I'm gonna be mad on every platform tonight cause thats how I feel about it. I'm hitting one of those downward slopes and I know it and yeah wingeing doesn't change anything but neither does anything else. %90 of the time I'm so happy to be a single independent lady trying to carve her way out in the world, buying nerd toys, hanging with friends whenever I please, doing whatever the fuck I want and not having to answer to anybody but myself but occasionally. Just occasionally I get low about being single. It's probably happened only like 3 times this year but it's a bloody bitch when it does happen. So here comes the bitching.

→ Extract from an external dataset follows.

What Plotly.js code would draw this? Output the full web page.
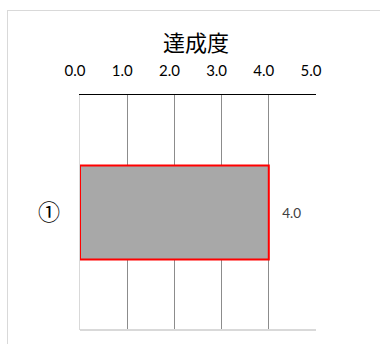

I need to move to America because none of the Aussie boys want me and/ or the ones I like are taken or gay (surprisingly frequently gay because they're funny and smart and cheeky and fun and intelligent and FML where are the straight boys like this oh wait they're taken). Maybe I could bring an American boy back with me. Would he get the Melbourne life? Would he want the Melbourne life? Melbourne is a cruel mistress. I love everything about her except for the lack of eligible men who could be interested in me and not taken/gay/a douchebag AND the pretentiousness. Not a fan of the pretentiousness Melbourne (the kooky thing is I'm a bit pretentious too and i know it BECAUSE THATS WHAT MELBOURNITES ARE) but I mean we also know how to have fun and not take ourselves seriously which is a bit of a mixed bag but whatever the fuck.
At least I've got my cat. Now I only need like 3-5 more and I can officially give up on life.